By 2016, a meta-analysis of all studies proved conclusively the futility of the blood glucose paradigm. Whether you are looking at overall deaths, heart attacks, or strokes, tight blood glucose lowering had no benefits at all.
However, these failures were not enough to convince diabetic associations to embrace new treatment paradigms. They were set in their ‘glucose or bust’ mindset and nothing could change their minds. So they refused to change their treatment strategies despite proof that these were complete failures. Their strategy of ‘prescribe medication to lower blood glucose’ had no been proven to have no significant health benefits. So, reflecting upon this new information, they decided that the correct strategy is ‘prescribe medication to lower blood glucose’. O…M….G…
For example, the Canadian Diabetes Association in 2013 guidelines still continues to recommend a target A1C of 7%. Why? Haven’t we just proven that lowering A1C from 8.5% to 7% provides no benefit? Why would we give more medications for no benefit. Isn’t that totally stupid? Yes… Yes it is. But there you go. The CDA can’t very well say “We have no clue what you should do”, so they give guidelines that go directly AGAINST the available evidence. Kind of like a Bizarro world Evidence Based Medicine.
Then they write “Glycemic targets should be individualized”. If there should not be a target, then say so, dammit. This is precisely what this paper describes. There is no evidence for benefit of tight glcemic control, yet 95% of diabetic guidelines recommend target blood glucose and tight control. WTF??

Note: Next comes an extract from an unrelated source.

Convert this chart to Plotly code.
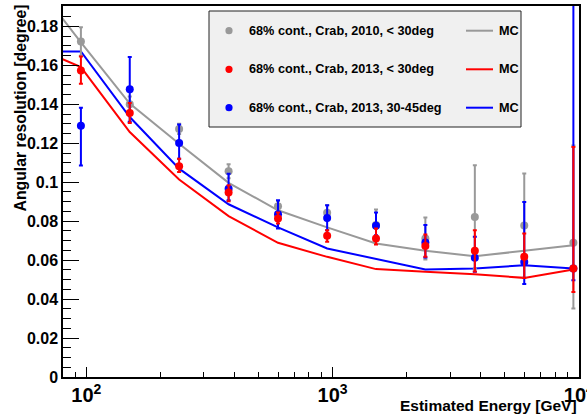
import plotly.graph_objects as go

# ---------------- data ----------------
energy = [95, 150, 238, 378, 600, 950, 1500, 2380, 3780, 6000, 9500]
mc_energy = [60, 95, 150, 238, 378, 600, 950, 1500, 2380, 3780, 6000, 9500]

gray_val = [0.1723, 0.1400, 0.1274, 0.1056, 0.0877, 0.0843, 0.0780, 0.0711, 0.0822, 0.0778, 0.0689]
gray_up = [0.0073, 0.0040, 0.0026, 0.0036, 0.0027, 0.0039, 0.0080, 0.0108, 0.0265, 0.0267, 0.0500]
gray_dn = [0.0073, 0.0040, 0.0026, 0.0036, 0.0027, 0.0039, 0.0080, 0.0108, 0.0265, 0.0267, 0.0337]

red_val = [0.1574, 0.1355, 0.1082, 0.0947, 0.0814, 0.0725, 0.0711, 0.0673, 0.0648, 0.0617, 0.0557]
red_up = [0.0072, 0.0052, 0.0039, 0.0038, 0.0031, 0.0029, 0.0051, 0.0059, 0.0106, 0.0120, 0.0624]
red_dn = [0.0068, 0.0051, 0.0029, 0.0044, 0.0026, 0.0031, 0.0031, 0.0056, 0.0106, 0.0109, 0.0120]

blue_val = [0.1290, 0.1477, 0.1202, 0.0967, 0.0836, 0.0817, 0.0776, 0.0690, 0.0612, 0.0591, 0.0557]
blue_up = [0.0093, 0.0166, 0.0095, 0.0077, 0.0072, 0.0065, 0.0069, 0.0090, 0.0108, 0.0308, 0.2000]
blue_dn = [0.0204, 0.0166, 0.0081, 0.0059, 0.0074, 0.0063, 0.0048, 0.0076, 0.0072, 0.0114, 0.0060]

gray_mc = [0.2046, 0.1718, 0.1404, 0.1198, 0.0997, 0.0856, 0.0768, 0.0686, 0.0648, 0.0620, 0.0648, 0.0677]
red_mc = [0.1700, 0.1591, 0.1258, 0.1014, 0.0826, 0.0689, 0.0617, 0.0554, 0.0540, 0.0527, 0.0509, 0.0552]
blue_mc = [0.1672, 0.1672, 0.1335, 0.1070, 0.0887, 0.0768, 0.0660, 0.0605, 0.0552, 0.0557, 0.0574, 0.0557]

ytick_vals = [0, 0.02, 0.04, 0.06, 0.08, 0.1, 0.12, 0.14, 0.16, 0.18]
ytick_text = ["0", "0.02", "0.04", "0.06", "0.08", "0.1", "0.12", "0.14", "0.16", "0.18"]

legend_labels = ["68% cont., Crab, 2010, < 30deg",
                 "68% cont., Crab, 2013, < 30deg",
                 "68% cont., Crab, 2013, 30-45deg"]
mc_label = "MC"

GRAY = "#999999"
RED = "#ff0000"
BLUE = "#0000ff"
FONT = "Liberation Sans"

W, H = 587, 416
ML, MR, MT, MB = 63, 8, 6, 39
PW, PH = W - ML - MR, H - MT - MB


def px(x):
    return (x - ML) / PW


def py(y):
    return (H - MB - y) / PH


fig = go.Figure()

# MC lines
for vals, col in [(gray_mc, GRAY), (red_mc, RED), (blue_mc, BLUE)]:
    fig.add_trace(go.Scatter(x=mc_energy, y=vals, mode="lines",
                             line=dict(color=col, width=2), showlegend=False,
                             hoverinfo="skip"))

# data points
for vals, up, dn, col in [(gray_val, gray_up, gray_dn, GRAY),
                          (blue_val, blue_up, blue_dn, BLUE),
                          (red_val, red_up, red_dn, RED)]:
    fig.add_trace(go.Scatter(x=energy, y=vals, mode="markers",
                             marker=dict(color=col, size=8, symbol="circle"),
                             error_y=dict(type="data", symmetric=False, array=up,
                                          arrayminus=dn, color=col, thickness=2, width=2),
                             showlegend=False))

shapes = []
annotations = []

# legend box
lx0, lx1, ly0, ly1 = 209, 521, 11, 127
shapes.append(dict(type="rect", xref="paper", yref="paper",
                   x0=px(lx0), x1=px(lx1), y0=py(ly1), y1=py(ly0),
                   fillcolor="#f0f0f0", line=dict(color="#222222", width=1), layer="above"))
rows = [30.7, 69.3, 107.7]
cols = [GRAY, RED, BLUE]
for ry, col, lab in zip(rows, cols, legend_labels):
    shapes.append(dict(type="circle", xref="paper", yref="paper",
                       x0=px(229 - 3.6), x1=px(229 + 3.6), y0=py(ry + 3.6), y1=py(ry - 3.6),
                       fillcolor=col, line=dict(color=col, width=0), layer="above"))
    shapes.append(dict(type="line", xref="paper", yref="paper",
                       x0=px(466), x1=px(493), y0=py(ry), y1=py(ry),
                       line=dict(color=col, width=2), layer="above"))
    annotations.append(dict(x=px(247), y=py(ry), xref="paper", yref="paper",
                            text=lab, showarrow=False, xanchor="left", yanchor="middle",
                            font=dict(family=FONT, size=12.7, color="black", weight="bold")))
    annotations.append(dict(x=px(497), y=py(ry), xref="paper", yref="paper",
                            text=mc_label, showarrow=False, xanchor="left", yanchor="middle",
                            font=dict(family=FONT, size=12.7, color="black", weight="bold")))

# axis titles
annotations.append(dict(x=px(579), y=py(406), xref="paper", yref="paper",
                        text="Estimated Energy [GeV]", showarrow=False,
                        xanchor="right", yanchor="middle",
                        font=dict(family=FONT, size=15.5, color="black", weight="bold")))
annotations.append(dict(x=px(20), y=py(3), xref="paper", yref="paper",
                        text="Angular resolution [degree]", showarrow=False, textangle=-90,
                        xanchor="center", yanchor="top",
                        font=dict(family=FONT, size=15.8, color="black", weight="bold")))

fig.update_layout(
    width=W, height=H,
    margin=dict(l=ML, r=MR, t=MT, b=MB, autoexpand=False),
    paper_bgcolor="white", plot_bgcolor="white",
    shapes=shapes, annotations=annotations,
    showlegend=False,
)

fig.update_xaxes(type="log", range=[1.905, 4.0005], dtick=1, exponentformat="power",
                 ticks="inside", ticklen=10, tickwidth=1, tickcolor="black",
                 ticklabeloverflow="allow", automargin=False,
                 showgrid=False, zeroline=False,
                 showline=True, linecolor="black", linewidth=1.5, mirror=True,
                 tickfont=dict(family=FONT, size=16, color="black", weight="bold"),
                 minor=dict(ticks="inside", ticklen=5, tickcolor="black", dtick="D1",
                            showgrid=False))
fig.update_yaxes(range=[0, 0.1905], tickvals=ytick_vals, ticktext=ytick_text,
                 ticks="inside", ticklen=16, tickwidth=1, tickcolor="black",
                 automargin=False,
                 showgrid=False, zeroline=False,
                 showline=True, linecolor="black", linewidth=1.5, mirror=True,
                 tickfont=dict(family=FONT, size=16, color="black", weight="bold"),
                 minor=dict(ticks="inside", ticklen=8, tickcolor="black", dtick=0.005,
                            tick0=0, showgrid=False))

fig.write_html("out.html", config={"displayModeBar": False},
               post_script="document.body.style.margin='0';document.body.style.padding='0';")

This slide compares the effect of tight glucose control on the outcomes of most importance to clinical medicine – death, heart attacks, strokes and amputation. Virtually all studies show there is no benefit for any of these outcomes.
Statements published that recommend tight control have been slowly dropping since the ACCORD study. When study after study comes out to refute the hypothesis, you might suspect something is up. In 2006, most published statements still recommended tight control. By 2016, only 25% did. That is, the overwhelming majority of experts knew that tight blood glucose control was irrelevant. So, why do we still obsess over blood glucose numbers in T2D?
Unfortunately, it’s likely because diabetes specialists have not yet understood that this disease is about hyperinsulinemia, not hyperglycaemia. The drug companies, on the other hand, are all to happy to leave the status quo, which is extraordinarily profitable for them.